Back to evidence libraryPHC Evidence

Healthy Eating Guidelines & Weight Loss Advice for the UK

PHC Report2016
Key finding

PHC's founding flagship report argues that the UK's official dietary guidelines — from The Balance of Good Health through the Eatwell Plate to the 2016 Eatwell Guide — do not reflect the most up-to-date randomised controlled trial evidence, and that a 'Real Food Lifestyle' built around minimum intakes of essential fats and proteins is a safer and more effective approach for both general health and weight loss.

Supporting data

What the paper found

  • 01

    UK adult obesity prevalence around 25%; type 2 diabetes cases more than doubled since 1996.

  • 02

    Obesity and T2D cost the NHS £16 billion per year and the wider UK economy £47 billion per year.

  • 03

    2014 National Diet and Nutrition Survey: UK adults ate 383 calories/day below the recommended amount and at or below the 35% total-fat target — yet obesity and T2D continued to rise.

  • 04

    Synthesis of four meta-analyses (2008–2016) of RCTs showing low-carb diets produce greater weight loss and better cardiovascular risk profiles than low-fat diets.

  • 05

    Harvard/Lancet 2015 review of 53 RCTs, 68,128 participants: evidence does not support low-fat diets over other interventions for long-term weight loss.

  • 06

    Dr David Unwin's Southport practice saved ~£45,000/year on T2D drugs; scaled to 9,400 UK GP practices, potential savings over £400 million/year.

Full summary

About this paper

Published in May 2016, this was PHC's inaugural evidence report — the document that effectively announced the charity's mission to inform and implement healthier dietary decisions in the UK. Written under the direction of Sam Feltham and a clinical advisory board of GPs, a cardiologist, a dietitian, a psychiatrist and a clinical psychologist, it was drafted in direct response to Public Health England's then-new Eatwell Guide.

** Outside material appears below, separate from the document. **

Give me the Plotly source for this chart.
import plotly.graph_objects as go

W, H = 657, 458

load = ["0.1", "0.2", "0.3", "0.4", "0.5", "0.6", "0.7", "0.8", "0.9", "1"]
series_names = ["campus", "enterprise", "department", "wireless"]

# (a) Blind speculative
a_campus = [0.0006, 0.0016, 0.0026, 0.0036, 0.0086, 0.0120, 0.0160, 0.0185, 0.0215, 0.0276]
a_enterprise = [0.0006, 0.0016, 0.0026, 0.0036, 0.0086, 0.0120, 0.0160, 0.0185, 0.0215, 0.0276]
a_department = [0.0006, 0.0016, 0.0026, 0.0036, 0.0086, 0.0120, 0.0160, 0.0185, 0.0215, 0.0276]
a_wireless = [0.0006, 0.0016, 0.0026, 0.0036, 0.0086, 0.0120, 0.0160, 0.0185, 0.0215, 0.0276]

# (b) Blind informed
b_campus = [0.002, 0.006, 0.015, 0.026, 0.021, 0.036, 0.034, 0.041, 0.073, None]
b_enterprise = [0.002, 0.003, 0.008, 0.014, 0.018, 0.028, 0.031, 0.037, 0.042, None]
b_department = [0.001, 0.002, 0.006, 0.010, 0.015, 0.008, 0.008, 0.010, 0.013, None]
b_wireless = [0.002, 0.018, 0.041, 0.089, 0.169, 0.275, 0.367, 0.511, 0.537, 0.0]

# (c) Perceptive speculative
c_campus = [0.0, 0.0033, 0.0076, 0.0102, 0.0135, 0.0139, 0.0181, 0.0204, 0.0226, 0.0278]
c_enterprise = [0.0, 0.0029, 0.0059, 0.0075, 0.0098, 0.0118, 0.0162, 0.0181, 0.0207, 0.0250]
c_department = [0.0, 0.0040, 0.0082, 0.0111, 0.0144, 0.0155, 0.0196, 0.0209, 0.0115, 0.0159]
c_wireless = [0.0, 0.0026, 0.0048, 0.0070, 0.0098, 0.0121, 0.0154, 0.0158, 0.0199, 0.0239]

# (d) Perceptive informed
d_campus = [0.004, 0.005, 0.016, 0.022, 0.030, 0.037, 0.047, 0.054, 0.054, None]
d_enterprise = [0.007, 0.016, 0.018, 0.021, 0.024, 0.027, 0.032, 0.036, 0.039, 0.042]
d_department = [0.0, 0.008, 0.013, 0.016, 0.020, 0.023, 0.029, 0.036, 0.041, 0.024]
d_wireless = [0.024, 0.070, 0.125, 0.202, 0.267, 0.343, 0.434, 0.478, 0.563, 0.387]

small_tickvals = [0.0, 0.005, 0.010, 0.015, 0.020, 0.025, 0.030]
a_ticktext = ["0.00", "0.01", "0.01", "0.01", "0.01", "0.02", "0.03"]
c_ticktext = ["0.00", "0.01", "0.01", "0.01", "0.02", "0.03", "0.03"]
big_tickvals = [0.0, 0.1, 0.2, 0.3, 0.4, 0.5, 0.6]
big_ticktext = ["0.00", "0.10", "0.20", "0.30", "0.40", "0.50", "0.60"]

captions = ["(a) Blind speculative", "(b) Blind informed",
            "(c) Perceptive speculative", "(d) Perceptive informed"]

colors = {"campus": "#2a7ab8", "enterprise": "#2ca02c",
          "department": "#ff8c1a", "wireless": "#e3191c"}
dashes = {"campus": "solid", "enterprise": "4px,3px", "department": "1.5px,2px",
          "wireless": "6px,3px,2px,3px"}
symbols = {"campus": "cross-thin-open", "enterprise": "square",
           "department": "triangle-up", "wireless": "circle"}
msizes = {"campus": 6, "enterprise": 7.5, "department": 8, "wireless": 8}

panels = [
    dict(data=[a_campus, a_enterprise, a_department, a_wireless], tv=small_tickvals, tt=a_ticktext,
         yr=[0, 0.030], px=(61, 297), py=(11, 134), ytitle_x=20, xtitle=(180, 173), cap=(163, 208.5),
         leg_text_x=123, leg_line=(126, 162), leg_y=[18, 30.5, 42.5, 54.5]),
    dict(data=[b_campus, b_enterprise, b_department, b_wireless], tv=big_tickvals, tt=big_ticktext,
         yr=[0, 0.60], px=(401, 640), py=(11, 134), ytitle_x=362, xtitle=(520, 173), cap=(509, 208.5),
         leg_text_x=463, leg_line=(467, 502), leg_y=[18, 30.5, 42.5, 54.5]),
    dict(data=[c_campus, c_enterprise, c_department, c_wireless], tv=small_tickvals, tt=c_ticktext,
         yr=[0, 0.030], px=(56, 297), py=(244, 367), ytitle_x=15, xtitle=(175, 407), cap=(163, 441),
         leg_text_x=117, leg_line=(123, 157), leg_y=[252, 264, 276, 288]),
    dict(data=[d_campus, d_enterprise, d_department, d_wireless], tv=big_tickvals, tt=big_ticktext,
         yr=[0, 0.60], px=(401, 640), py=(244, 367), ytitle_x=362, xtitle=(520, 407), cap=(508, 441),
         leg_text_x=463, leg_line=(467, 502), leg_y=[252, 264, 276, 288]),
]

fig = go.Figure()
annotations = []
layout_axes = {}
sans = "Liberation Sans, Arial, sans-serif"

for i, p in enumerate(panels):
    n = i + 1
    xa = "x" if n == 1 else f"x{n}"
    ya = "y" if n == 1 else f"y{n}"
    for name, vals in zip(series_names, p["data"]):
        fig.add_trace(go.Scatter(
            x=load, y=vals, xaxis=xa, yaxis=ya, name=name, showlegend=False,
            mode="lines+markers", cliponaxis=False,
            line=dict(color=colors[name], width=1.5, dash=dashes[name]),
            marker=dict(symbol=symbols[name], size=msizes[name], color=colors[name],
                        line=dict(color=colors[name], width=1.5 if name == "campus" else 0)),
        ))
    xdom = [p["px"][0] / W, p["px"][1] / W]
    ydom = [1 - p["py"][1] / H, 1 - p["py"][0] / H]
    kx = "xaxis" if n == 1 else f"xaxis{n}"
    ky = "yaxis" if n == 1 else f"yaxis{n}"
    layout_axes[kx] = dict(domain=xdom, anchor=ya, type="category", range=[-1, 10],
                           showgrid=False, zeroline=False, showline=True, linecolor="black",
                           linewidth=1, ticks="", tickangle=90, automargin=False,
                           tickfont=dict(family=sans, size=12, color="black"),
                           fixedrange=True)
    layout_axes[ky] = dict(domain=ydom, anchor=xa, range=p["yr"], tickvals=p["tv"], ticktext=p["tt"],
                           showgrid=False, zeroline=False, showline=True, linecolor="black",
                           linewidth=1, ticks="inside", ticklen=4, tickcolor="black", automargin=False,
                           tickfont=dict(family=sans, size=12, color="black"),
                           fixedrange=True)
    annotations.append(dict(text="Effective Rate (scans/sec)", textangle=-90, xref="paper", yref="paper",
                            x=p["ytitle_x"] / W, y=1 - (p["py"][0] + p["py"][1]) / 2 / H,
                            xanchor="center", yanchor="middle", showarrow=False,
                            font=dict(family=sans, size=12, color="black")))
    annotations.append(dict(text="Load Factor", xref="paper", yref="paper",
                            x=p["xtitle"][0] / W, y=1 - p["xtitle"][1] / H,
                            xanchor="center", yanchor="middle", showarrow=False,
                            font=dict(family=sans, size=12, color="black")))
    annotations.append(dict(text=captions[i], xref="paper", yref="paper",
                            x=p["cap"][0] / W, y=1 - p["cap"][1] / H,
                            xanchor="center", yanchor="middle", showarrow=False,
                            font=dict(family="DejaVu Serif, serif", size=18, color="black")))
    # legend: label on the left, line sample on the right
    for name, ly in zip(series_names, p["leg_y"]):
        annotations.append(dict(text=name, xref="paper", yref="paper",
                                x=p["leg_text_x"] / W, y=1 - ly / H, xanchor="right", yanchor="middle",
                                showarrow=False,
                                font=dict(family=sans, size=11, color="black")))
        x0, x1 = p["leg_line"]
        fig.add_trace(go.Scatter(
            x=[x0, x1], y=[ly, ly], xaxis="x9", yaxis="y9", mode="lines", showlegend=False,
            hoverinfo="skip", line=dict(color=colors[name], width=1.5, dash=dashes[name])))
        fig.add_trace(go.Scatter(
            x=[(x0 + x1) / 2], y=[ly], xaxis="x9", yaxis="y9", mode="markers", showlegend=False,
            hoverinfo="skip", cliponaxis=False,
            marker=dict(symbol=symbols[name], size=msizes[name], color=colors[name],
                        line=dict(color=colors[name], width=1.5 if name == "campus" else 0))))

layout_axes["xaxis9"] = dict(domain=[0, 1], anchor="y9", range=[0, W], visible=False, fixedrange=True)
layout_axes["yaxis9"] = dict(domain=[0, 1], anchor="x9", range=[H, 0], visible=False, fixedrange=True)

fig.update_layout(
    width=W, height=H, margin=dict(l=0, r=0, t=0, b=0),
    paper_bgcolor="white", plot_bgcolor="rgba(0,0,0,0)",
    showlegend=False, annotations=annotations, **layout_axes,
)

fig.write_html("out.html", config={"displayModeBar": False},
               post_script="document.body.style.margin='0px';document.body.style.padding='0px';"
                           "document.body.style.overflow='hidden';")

The report takes issue with the premise of current guidance. It argues that the Eatwell Guide is structurally biased toward starchy carbohydrates (potatoes, bread, rice, pasta), low-fat dairy and processed vegetable-oil spreads, while treating fat as a food group to be minimised. PHC contends this directly contradicts decades of RCT evidence on weight, glycaemia and cardiovascular risk.

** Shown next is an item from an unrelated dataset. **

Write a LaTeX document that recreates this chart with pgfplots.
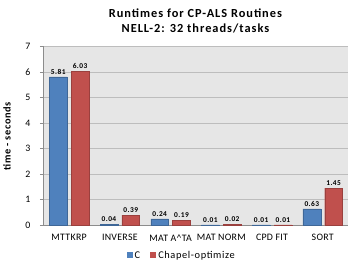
\documentclass[border=0pt]{standalone}
\usepackage{pgfplots}
\pgfplotsset{compat=1.18}
\usepackage{fontspec}
\setmainfont{Carlito}[LetterSpace=6]
\definecolor{cblue}{HTML}{4F81BD}
\definecolor{cred}{HTML}{C0504D}
\definecolor{bgg}{HTML}{E6E6E6}
\definecolor{gridg}{HTML}{BDBDBD}
\definecolor{axg}{HTML}{8C8C8C}
\begin{document}
\begin{tikzpicture}
\begin{axis}[
  at={(0,0)}, anchor=south west,
  scale only axis, width=307bp, height=180bp,
  ybar=4bp, bar width=18bp,
  xmin=-0.5, xmax=5.5, ymin=0, ymax=7,
  xtick=data,
  xticklabels={MTTKRP,INVERSE,MAT A\textasciicircum TA,MAT NORM,CPD FIT,SORT},
  ytick={0,1,2,3,4,5,6,7},
  major x tick style={draw=none},
  ytick style={axg, line width=0.6pt},
  major tick length=4bp,
  tick align=outside,
  ymajorgrids, grid style={gridg, line width=0.8pt},
  axis background/.style={fill=bgg},
  axis line style={axg, line width=0.6pt},
  axis x line*=bottom, axis y line*=left,
  tick label style={font=\fontsize{10}{11}\selectfont\addfontfeature{LetterSpace=3}},
  xticklabel style={yshift=-2bp},
  yticklabel style={xshift=-6bp},
  /pgf/number format/assume math mode=true,
  ylabel={\textbf{time - seconds}},
  ylabel style={font=\fontsize{10.5}{11}\selectfont, yshift=8bp},
  title={\textbf{Runtimes for CP-ALS Routines}\\\textbf{NELL-2: 32 threads/tasks}},
  title style={align=center, font=\fontsize{12.5}{15}\selectfont\addfontfeature{LetterSpace=8}, yshift=4bp},
  nodes near coords,
  nodes near coords style={font=\bfseries\fontsize{7.5}{8}\selectfont, /pgf/number format/fixed, /pgf/number format/fixed zerofill, /pgf/number format/precision=2, /pgf/number format/assume math mode=true, yshift=-1bp},
  legend style={at={(0.453,-0.125)}, anchor=north, legend columns=-1, draw=none, fill=none, font=\fontsize{10.5}{12}\selectfont, /tikz/every even column/.append style={column sep=8bp}},
  legend image code/.code={\draw[#1, draw=none] (0cm,-0.09cm) rectangle (0.22cm,0.13cm);},
]
\addplot[fill=cblue, draw=cblue!80!black] coordinates {(0,5.81) (1,0.04) (2,0.24) (3,0.01) (4,0.01) (5,0.63)};
\addplot[fill=cred, draw=cred!80!black] coordinates {(0,6.03) (1,0.39) (2,0.19) (3,0.02) (4,0.01) (5,1.45)};
\legend{C,Chapel-optimize}
\end{axis}
\path[use as bounding box] (-41bp,-43bp) rectangle (319bp,227bp);
\end{tikzpicture}
\end{document}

The authors present a UK-specific paradox: the 2014 National Diet and Nutrition Survey shows the population broadly following official advice — eating 383 calories below recommended intake and below the 35% total-fat ceiling — yet obesity and type 2 diabetes keep climbing. PHC uses this gap to argue that the guidelines themselves, not public adherence, are the problem.

To support the case, the report reviews four meta-analyses (2008, 2012, 2013 and 2016) and the Harvard-led 2015 Lancet review covering 53 RCTs and 68,128 participants. Each concludes that ad-libitum low-carbohydrate, higher-fat eating produces at least as much — usually more — weight loss than calorie-restricted low-fat diets, with favourable changes in triglycerides and HDL.

In place of the Eatwell Guide, PHC proposes 'The Real Food Lifestyle': minimum intakes of essential nutrients (protein at 1 g per kg bodyweight per day, fat providing at least 25% of calories, following the BMA's original 1950 recommendation), no upper limits on real-food fat, carbohydrates treated as non-essential but permitted from whole-food sources, and a parallel 'Real Food Lifestyle for Weight Loss' that caps carbs at under 130 g/day (or under 50 g/day for non-responders).

The report also spotlights Dr David Unwin's Southport practice as a real-world proof of concept: annual practice savings of £45,000 on diabetes drugs, with extrapolated national savings over £400 million/year. It closes with a call for the NHS to adopt low-carbohydrate eating as an officially recommended option.